The source-name is the name of the embedded fragment, relative to the data source specified in the server configuration. The data source is searched in this order:
1. Among the objects triggered.
2. Among objects in the assembled directory within the repository of published objects maintained by the triggered cache manager function. These are objects that might have been fetched as a result of previous triggers and correspond to the assembled versions of fragments, intermediate results, and final publishable pages.
  If the data source is a file system, the source-name is a file name. If the data source is HTTP, the source-name is the file name portion of a URL.
The default-name is the name of another fragment that might be used as a default when a specified fragment cannot be found.
Nesting is supported. The triggered cache manager function uses the object dependency graph (ODG) specified in the server configuration to start the page assembler in the correct order to build pages.

For example, when one fragment, fragment A.html, embeds another fragment, fragment B.html, it is said that fragment A.html is dependent on fragment B.html. This is denoted as either B --> A or as the ordered pair (B, A). It is said that there is a dependency relationship between B and A. Suppose that A also embeds another fragment, fragment C.html, and that fragment C.html in turn embeds fragment D.html.

Suppose further that some other fragment, fragment E.html, also embeds fragment C.html. This relationship can be represented as a directed graph called the object dependency graph (ODG). The object dependency graph is for fragment A.html and fragment C.html. The HTML fragments that describe this look something like the following:

Fragment A.html	Fragment C.html	Fragment E.html
<html> ... <!-- %fragment(B.html) --> <!-- %fragment(C.html) --> ... </html>	<html> ... <!-- %fragment(D.html) --> ... </html>	<html> ... <!-- %fragment(C.html) --> ... </html>

When the triggered cache manager function is instructed to publish fragment C.html, it determines that C.html embeds D.html. Similarly, when A.html and E.html are published, it determines B --> A, C --> A, and C --> E. These relationships are automatically entered into the object dependency graph when the fragments are processed by the publish trigger handler. If D.html is republished at a later time, the publish application can determine, by examining the ODG, that all of C.html, A.html, and E.html must be rebuilt but that the old copy of B.html can be used. Similarly, if only B.html changes, none of C.html, D.html, or E.html are affected. The entire process of discovering dependencies, updating the object dependency graph, and composing the correct and only the correct pages is all automatically performed by the publish trigger handler.

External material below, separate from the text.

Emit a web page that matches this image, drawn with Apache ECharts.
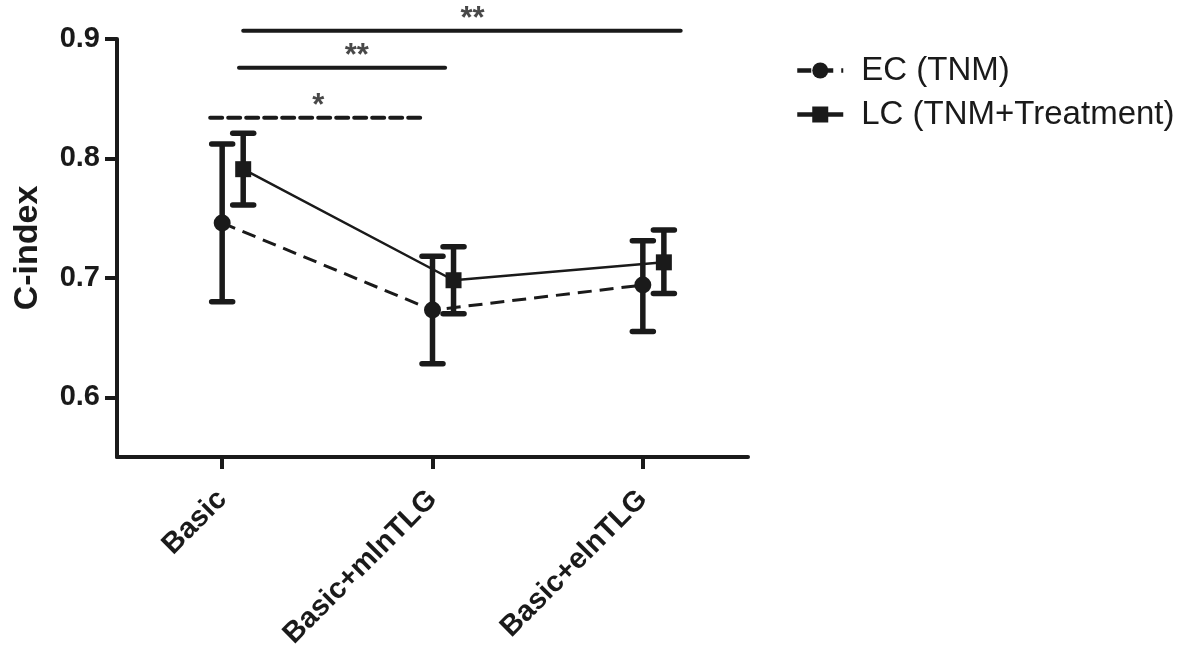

Graphical representation of fragment A.html	Graphical representation of fragment E.html	Graphical representation of ODG for fragments A.html and E.html.

Wrappers

In some cases, most notably when HTML is generated automatically from HTML editors, it might be undesirable to use the full HTML content in a fragment. Such applications might insist on producing <html> and <body> tags, for example, which make the fragment nearly unusable. To manage this, fragments are also parsed for wrappers.

A wrapper directive begins with the following tag:

<!-- %begin-fragment( name ) -->

A wrapper directive ends with the following tag:

<!-- %end-fragment -->

When these are encountered within a document, all text before the initial tag and following the final tag is discarded. Only the text between these tags is actually used during page composition. The selected text can be given a name other than the name of the file in which it occurs. This permits multiple fragments to exist in the same file. That is, if multiple %begin-fragment and %end-fragment tags are found, the file is treated as multiple files for the purpose of composing the page and managing the object dependency graph.